*What this task involves:* Skip every image and restate the data word for word.

================

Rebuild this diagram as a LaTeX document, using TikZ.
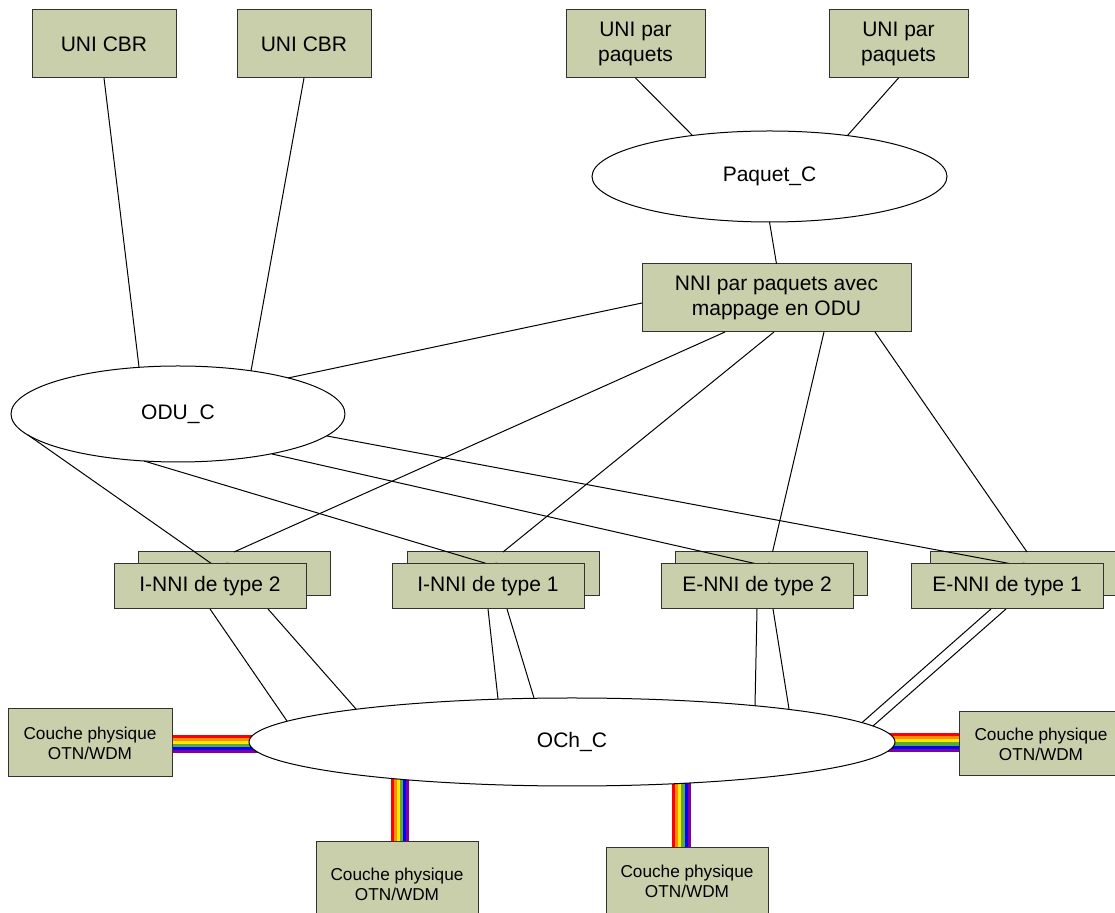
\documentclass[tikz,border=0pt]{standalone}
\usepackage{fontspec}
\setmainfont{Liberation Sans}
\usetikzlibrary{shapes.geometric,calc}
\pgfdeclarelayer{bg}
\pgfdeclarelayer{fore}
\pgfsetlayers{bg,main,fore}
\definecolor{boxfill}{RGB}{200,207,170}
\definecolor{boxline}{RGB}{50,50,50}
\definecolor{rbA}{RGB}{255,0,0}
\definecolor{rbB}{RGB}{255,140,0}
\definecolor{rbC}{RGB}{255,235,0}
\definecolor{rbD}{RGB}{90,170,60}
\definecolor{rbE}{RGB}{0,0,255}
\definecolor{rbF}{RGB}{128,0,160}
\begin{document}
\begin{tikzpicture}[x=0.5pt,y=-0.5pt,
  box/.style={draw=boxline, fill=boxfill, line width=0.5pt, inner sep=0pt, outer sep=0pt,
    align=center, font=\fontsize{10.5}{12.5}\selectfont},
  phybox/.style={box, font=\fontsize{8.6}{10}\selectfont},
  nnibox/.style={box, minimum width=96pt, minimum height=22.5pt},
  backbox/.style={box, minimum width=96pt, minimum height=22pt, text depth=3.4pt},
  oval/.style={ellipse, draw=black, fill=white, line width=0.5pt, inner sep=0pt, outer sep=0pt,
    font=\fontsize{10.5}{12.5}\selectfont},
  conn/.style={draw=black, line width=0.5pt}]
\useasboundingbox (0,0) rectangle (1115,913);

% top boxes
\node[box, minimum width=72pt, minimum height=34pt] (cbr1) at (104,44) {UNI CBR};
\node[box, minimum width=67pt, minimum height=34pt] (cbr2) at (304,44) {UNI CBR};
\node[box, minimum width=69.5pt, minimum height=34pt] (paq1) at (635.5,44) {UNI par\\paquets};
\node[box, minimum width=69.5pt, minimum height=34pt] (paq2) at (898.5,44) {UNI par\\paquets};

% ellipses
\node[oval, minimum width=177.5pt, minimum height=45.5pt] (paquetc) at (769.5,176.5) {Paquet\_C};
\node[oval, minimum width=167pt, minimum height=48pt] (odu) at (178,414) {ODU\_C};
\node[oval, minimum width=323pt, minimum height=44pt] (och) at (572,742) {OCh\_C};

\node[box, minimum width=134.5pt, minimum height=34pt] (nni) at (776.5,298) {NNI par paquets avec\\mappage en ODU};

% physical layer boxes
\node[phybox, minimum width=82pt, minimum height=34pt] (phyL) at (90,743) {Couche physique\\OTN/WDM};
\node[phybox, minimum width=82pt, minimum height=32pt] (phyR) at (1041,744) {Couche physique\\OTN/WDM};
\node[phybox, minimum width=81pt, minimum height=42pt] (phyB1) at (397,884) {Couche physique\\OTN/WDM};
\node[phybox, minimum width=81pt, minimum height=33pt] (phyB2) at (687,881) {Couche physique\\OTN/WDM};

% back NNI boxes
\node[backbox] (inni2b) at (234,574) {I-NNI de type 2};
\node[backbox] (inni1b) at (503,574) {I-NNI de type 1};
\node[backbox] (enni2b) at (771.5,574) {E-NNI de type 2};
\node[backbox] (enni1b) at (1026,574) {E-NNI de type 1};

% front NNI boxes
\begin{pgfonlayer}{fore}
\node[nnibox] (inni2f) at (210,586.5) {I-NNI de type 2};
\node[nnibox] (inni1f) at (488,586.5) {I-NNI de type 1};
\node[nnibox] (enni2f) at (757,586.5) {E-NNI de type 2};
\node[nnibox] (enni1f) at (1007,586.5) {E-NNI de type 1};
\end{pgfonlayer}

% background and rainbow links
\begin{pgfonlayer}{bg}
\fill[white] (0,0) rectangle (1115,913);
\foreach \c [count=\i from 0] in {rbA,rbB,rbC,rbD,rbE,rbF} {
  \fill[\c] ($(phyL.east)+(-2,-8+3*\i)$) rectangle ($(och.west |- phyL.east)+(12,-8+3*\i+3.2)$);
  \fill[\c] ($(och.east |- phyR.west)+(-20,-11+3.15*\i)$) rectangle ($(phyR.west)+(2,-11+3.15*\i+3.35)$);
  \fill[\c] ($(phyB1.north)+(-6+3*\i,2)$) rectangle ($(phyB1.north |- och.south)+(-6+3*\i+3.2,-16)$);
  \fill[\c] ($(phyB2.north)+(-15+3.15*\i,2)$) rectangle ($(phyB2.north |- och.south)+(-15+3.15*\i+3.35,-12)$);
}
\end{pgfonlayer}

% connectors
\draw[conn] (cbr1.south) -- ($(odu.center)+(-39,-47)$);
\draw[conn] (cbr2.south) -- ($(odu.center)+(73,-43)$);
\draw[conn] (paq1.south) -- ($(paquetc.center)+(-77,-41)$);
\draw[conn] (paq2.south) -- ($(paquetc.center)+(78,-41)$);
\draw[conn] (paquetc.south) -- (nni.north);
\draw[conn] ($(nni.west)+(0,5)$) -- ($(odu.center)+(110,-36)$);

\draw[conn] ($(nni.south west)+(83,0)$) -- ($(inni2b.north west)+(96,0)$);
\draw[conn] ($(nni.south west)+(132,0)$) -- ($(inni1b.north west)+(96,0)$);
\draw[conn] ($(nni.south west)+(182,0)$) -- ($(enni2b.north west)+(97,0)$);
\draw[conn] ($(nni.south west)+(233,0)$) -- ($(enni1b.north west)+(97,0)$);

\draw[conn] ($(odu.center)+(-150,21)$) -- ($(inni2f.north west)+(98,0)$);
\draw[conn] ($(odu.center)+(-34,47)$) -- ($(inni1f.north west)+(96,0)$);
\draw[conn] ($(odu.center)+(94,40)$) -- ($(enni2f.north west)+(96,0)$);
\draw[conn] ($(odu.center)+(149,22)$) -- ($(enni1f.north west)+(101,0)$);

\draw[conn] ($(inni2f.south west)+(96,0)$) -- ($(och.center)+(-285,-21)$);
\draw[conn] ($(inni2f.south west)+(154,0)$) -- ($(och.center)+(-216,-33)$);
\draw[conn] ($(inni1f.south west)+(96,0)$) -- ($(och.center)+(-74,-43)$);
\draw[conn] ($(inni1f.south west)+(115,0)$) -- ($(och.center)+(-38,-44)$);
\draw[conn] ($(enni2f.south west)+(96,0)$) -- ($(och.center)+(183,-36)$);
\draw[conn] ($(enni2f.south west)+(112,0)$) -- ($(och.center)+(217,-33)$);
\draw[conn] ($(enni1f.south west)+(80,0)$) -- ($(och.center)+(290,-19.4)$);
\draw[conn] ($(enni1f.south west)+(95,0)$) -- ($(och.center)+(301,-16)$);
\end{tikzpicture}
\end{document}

================

*Expected answer:*
Rebuild this diagram as a LaTeX document, using TikZ.
\documentclass[tikz,border=0pt]{standalone}
\usepackage{fontspec}
\setmainfont{Liberation Sans}
\usetikzlibrary{shapes.geometric,calc}
\pgfdeclarelayer{bg}
\pgfdeclarelayer{fore}
\pgfsetlayers{bg,main,fore}
\definecolor{boxfill}{RGB}{200,207,170}
\definecolor{boxline}{RGB}{50,50,50}
\definecolor{rbA}{RGB}{255,0,0}
\definecolor{rbB}{RGB}{255,140,0}
\definecolor{rbC}{RGB}{255,235,0}
\definecolor{rbD}{RGB}{90,170,60}
\definecolor{rbE}{RGB}{0,0,255}
\definecolor{rbF}{RGB}{128,0,160}
\begin{document}
\begin{tikzpicture}[x=0.5pt,y=-0.5pt,
  box/.style={draw=boxline, fill=boxfill, line width=0.5pt, inner sep=0pt, outer sep=0pt,
    align=center, font=\fontsize{10.5}{12.5}\selectfont},
  phybox/.style={box, font=\fontsize{8.6}{10}\selectfont},
  nnibox/.style={box, minimum width=96pt, minimum height=22.5pt},
  backbox/.style={box, minimum width=96pt, minimum height=22pt, text depth=3.4pt},
  oval/.style={ellipse, draw=black, fill=white, line width=0.5pt, inner sep=0pt, outer sep=0pt,
    font=\fontsize{10.5}{12.5}\selectfont},
  conn/.style={draw=black, line width=0.5pt}]
\useasboundingbox (0,0) rectangle (1115,913);

% top boxes
\node[box, minimum width=72pt, minimum height=34pt] (cbr1) at (104,44) {UNI CBR};
\node[box, minimum width=67pt, minimum height=34pt] (cbr2) at (304,44) {UNI CBR};
\node[box, minimum width=69.5pt, minimum height=34pt] (paq1) at (635.5,44) {UNI par\\paquets};
\node[box, minimum width=69.5pt, minimum height=34pt] (paq2) at (898.5,44) {UNI par\\paquets};

% ellipses
\node[oval, minimum width=177.5pt, minimum height=45.5pt] (paquetc) at (769.5,176.5) {Paquet\_C};
\node[oval, minimum width=167pt, minimum height=48pt] (odu) at (178,414) {ODU\_C};
\node[oval, minimum width=323pt, minimum height=44pt] (och) at (572,742) {OCh\_C};

\node[box, minimum width=134.5pt, minimum height=34pt] (nni) at (776.5,298) {NNI par paquets avec\\mappage en ODU};

% physical layer boxes
\node[phybox, minimum width=82pt, minimum height=34pt] (phyL) at (90,743) {Couche physique\\OTN/WDM};
\node[phybox, minimum width=82pt, minimum height=32pt] (phyR) at (1041,744) {Couche physique\\OTN/WDM};
\node[phybox, minimum width=81pt, minimum height=42pt] (phyB1) at (397,884) {Couche physique\\OTN/WDM};
\node[phybox, minimum width=81pt, minimum height=33pt] (phyB2) at (687,881) {Couche physique\\OTN/WDM};

% back NNI boxes
\node[backbox] (inni2b) at (234,574) {I-NNI de type 2};
\node[backbox] (inni1b) at (503,574) {I-NNI de type 1};
\node[backbox] (enni2b) at (771.5,574) {E-NNI de type 2};
\node[backbox] (enni1b) at (1026,574) {E-NNI de type 1};

% front NNI boxes
\begin{pgfonlayer}{fore}
\node[nnibox] (inni2f) at (210,586.5) {I-NNI de type 2};
\node[nnibox] (inni1f) at (488,586.5) {I-NNI de type 1};
\node[nnibox] (enni2f) at (757,586.5) {E-NNI de type 2};
\node[nnibox] (enni1f) at (1007,586.5) {E-NNI de type 1};
\end{pgfonlayer}

% background and rainbow links
\begin{pgfonlayer}{bg}
\fill[white] (0,0) rectangle (1115,913);
\foreach \c [count=\i from 0] in {rbA,rbB,rbC,rbD,rbE,rbF} {
  \fill[\c] ($(phyL.east)+(-2,-8+3*\i)$) rectangle ($(och.west |- phyL.east)+(12,-8+3*\i+3.2)$);
  \fill[\c] ($(och.east |- phyR.west)+(-20,-11+3.15*\i)$) rectangle ($(phyR.west)+(2,-11+3.15*\i+3.35)$);
  \fill[\c] ($(phyB1.north)+(-6+3*\i,2)$) rectangle ($(phyB1.north |- och.south)+(-6+3*\i+3.2,-16)$);
  \fill[\c] ($(phyB2.north)+(-15+3.15*\i,2)$) rectangle ($(phyB2.north |- och.south)+(-15+3.15*\i+3.35,-12)$);
}
\end{pgfonlayer}

% connectors
\draw[conn] (cbr1.south) -- ($(odu.center)+(-39,-47)$);
\draw[conn] (cbr2.south) -- ($(odu.center)+(73,-43)$);
\draw[conn] (paq1.south) -- ($(paquetc.center)+(-77,-41)$);
\draw[conn] (paq2.south) -- ($(paquetc.center)+(78,-41)$);
\draw[conn] (paquetc.south) -- (nni.north);
\draw[conn] ($(nni.west)+(0,5)$) -- ($(odu.center)+(110,-36)$);

\draw[conn] ($(nni.south west)+(83,0)$) -- ($(inni2b.north west)+(96,0)$);
\draw[conn] ($(nni.south west)+(132,0)$) -- ($(inni1b.north west)+(96,0)$);
\draw[conn] ($(nni.south west)+(182,0)$) -- ($(enni2b.north west)+(97,0)$);
\draw[conn] ($(nni.south west)+(233,0)$) -- ($(enni1b.north west)+(97,0)$);

\draw[conn] ($(odu.center)+(-150,21)$) -- ($(inni2f.north west)+(98,0)$);
\draw[conn] ($(odu.center)+(-34,47)$) -- ($(inni1f.north west)+(96,0)$);
\draw[conn] ($(odu.center)+(94,40)$) -- ($(enni2f.north west)+(96,0)$);
\draw[conn] ($(odu.center)+(149,22)$) -- ($(enni1f.north west)+(101,0)$);

\draw[conn] ($(inni2f.south west)+(96,0)$) -- ($(och.center)+(-285,-21)$);
\draw[conn] ($(inni2f.south west)+(154,0)$) -- ($(och.center)+(-216,-33)$);
\draw[conn] ($(inni1f.south west)+(96,0)$) -- ($(och.center)+(-74,-43)$);
\draw[conn] ($(inni1f.south west)+(115,0)$) -- ($(och.center)+(-38,-44)$);
\draw[conn] ($(enni2f.south west)+(96,0)$) -- ($(och.center)+(183,-36)$);
\draw[conn] ($(enni2f.south west)+(112,0)$) -- ($(och.center)+(217,-33)$);
\draw[conn] ($(enni1f.south west)+(80,0)$) -- ($(och.center)+(290,-19.4)$);
\draw[conn] ($(enni1f.south west)+(95,0)$) -- ($(och.center)+(301,-16)$);
\end{tikzpicture}
\end{document}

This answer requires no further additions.